Ali já foi uma região barra-pesada. Gentrificou. Encheu de londrinos de outras partes, que chegam para pagar aluguel mais barato, abrir bares modernosos e fazer o aluguel subir.

É tipo uma Barra Funda inglesa.

Garçonete de braços cruzados em frente a mesa com uma família sentada
O Karen's Diner, nascido na Austrália, maltrata burros em cinco países com garçons propositalmente malcriados - Reprodução/Facebook

O lugar em que bebíamos é um brewpub –bar que produz a própria cerveja– instalado num arco da ponte que sustenta a ferrovia. Apenas um sujeito trabalhava lá, provavelmente o dono.

Os clientes ficam na calçada. Outra mesa de armar, além da nossa, conversava animadamente. Era o primeiro sábado de outono, um dia ensolarado e agradável. Cerveja boa.

"Tá vendo? Esse tipo de coisa não existe em São Paulo", disparou Rogério. Fomos colegas de faculdade. Ele é paulistano, mas tem até cidadania britânica. Mora aqui, entre idas e vindas, há mais de 20 anos.

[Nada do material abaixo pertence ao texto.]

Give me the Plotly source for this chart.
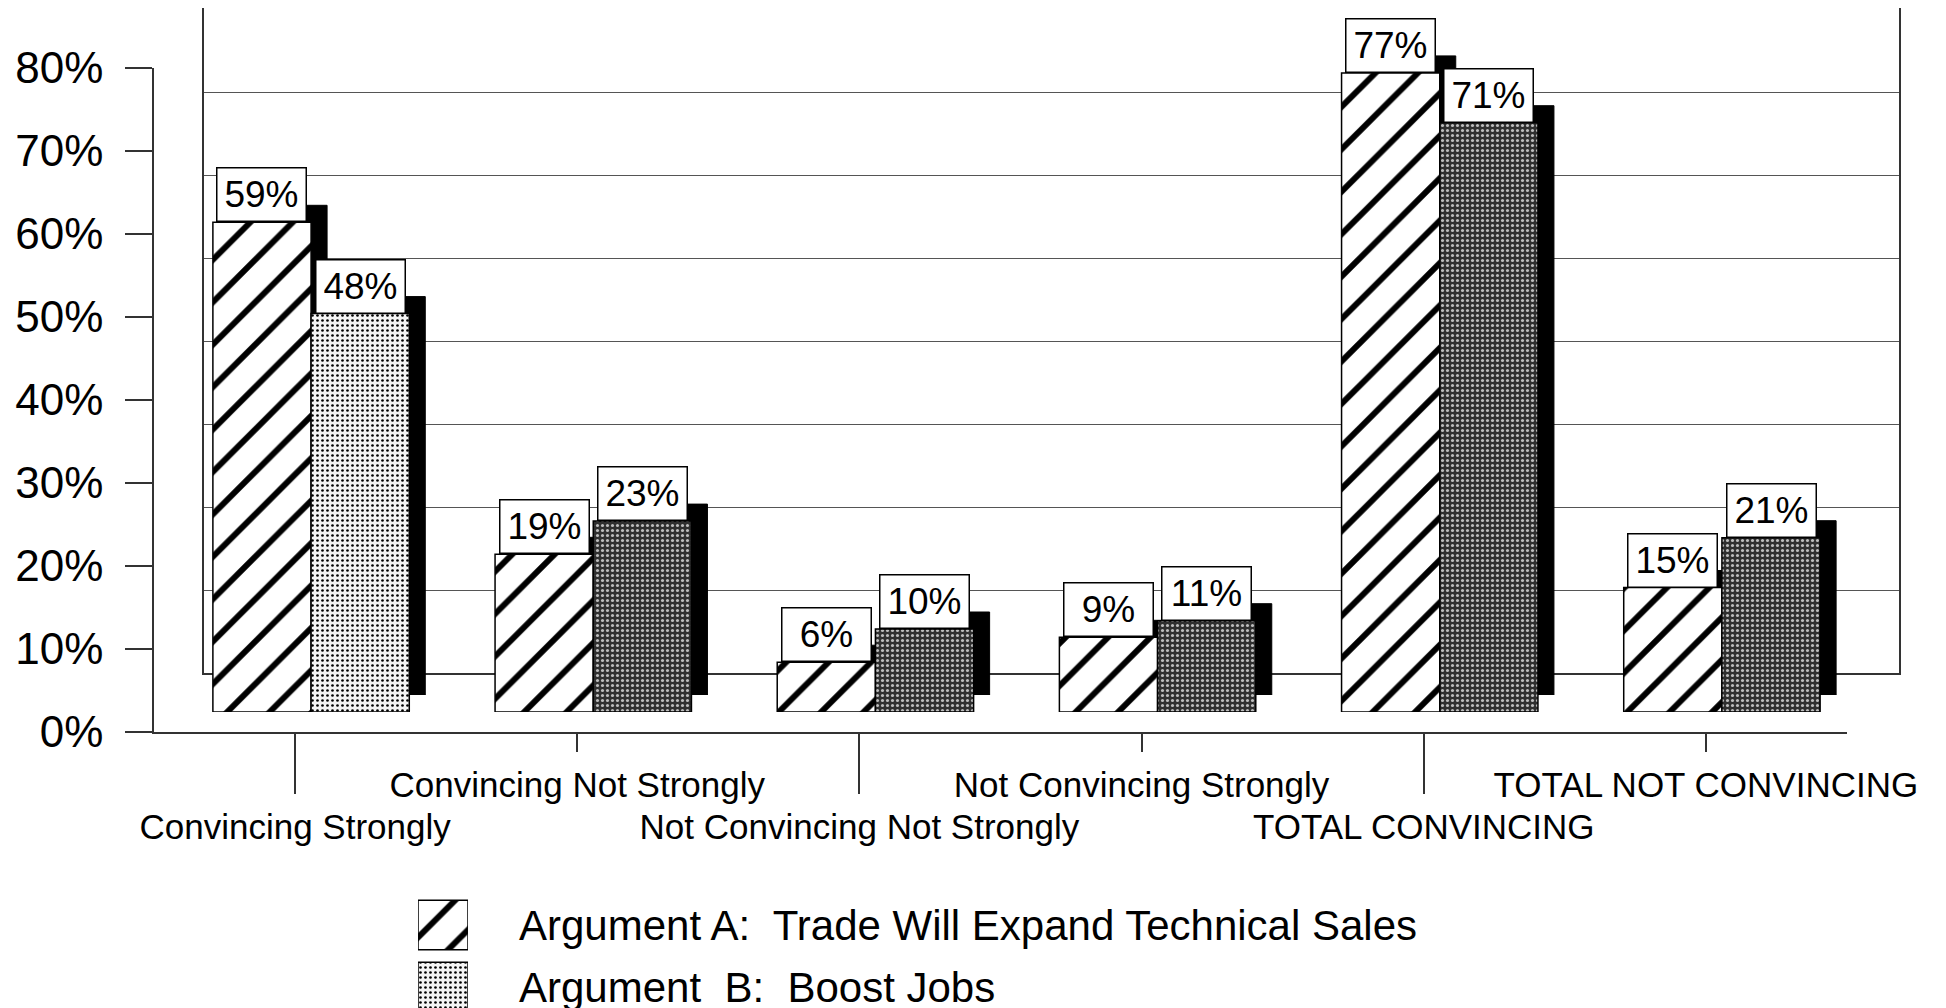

Rogério argumentou que, em São Paulo, os lugares são caídos ou insuportavelmente cheios. Todo mundo quer estar onde todo mundo está.

Tremenda amargura do amigo com a cidade natal. Em bairros como Vila Mariana, Lapa ou Perdizes, sobram estabelecimentos bacaninhas –nada espetaculares, como tampouco é a cervejaria de Brixton– frequentados por quem mora perto.

Se Rogério foi injusto ao apontar São Paulo como capital da jequice, sua queixa se aplica ao comportamento humano em geral. Somos irremediavelmente burros. Meio bovinos. Seguimos a manada sem saber por quê.

Vejo bastante disso aqui em Londres.

São os bandos que descem dos ônibus fretados de dois andares para comprar cinzeiro com a cara da rainha Elizabeth. As arapucas abarrotadas de turistas em Covent Garden. A massa de gente descolex que espera horas para comer pão com alguma coisa no Borough Market.

Todo mundo age feito burro de vez em quando, mas alguns excedem a cota.

Como os otários que pagam para pastar num certo Karen’s Diner, cadeia de origem australiana, cujos garçons são atores treinados para tratar mal a clientela –atiram a comida na mesa, trocam pedidos de propósito, bufam e mostram o dedo do meio.

É teatro, rudeza instagramável. Outra modalidade de estabelecimento investe na grosseria raiz, autêntica, que vem de pai para filho.

Tem churrasqueiro que acha legal bancar o adolescente malcriado. Velho japonês dando chilique quando pedem o shoyu. Lugar que não substitui ingrediente porque quem manda aqui é o chef, porra, se quiser comida do seu jeito vai cozinhar na sua casa.

E tem gente que faz fila para deixar uma grana nesses lugares.

Fila é uma isca infalível de gente burra. Tá cheio de dono de restaurante que usa a fila como selo de aprovação. Que conduz a operação para sempre ter fila e, assim, aumentar a fila.

Os empresários sabem que dá dinheiro esculachar e achincalhar esse tipo de freguês. Não é à toa que quase toda cidade brasileira tem um Bar dos Cornos.

Estou pensando seriamente em abrir um boteco temático de gente burra, chamado Cantinho dos Burros. Só falta achar um trouxa para investir dinheiro nessa barca furada.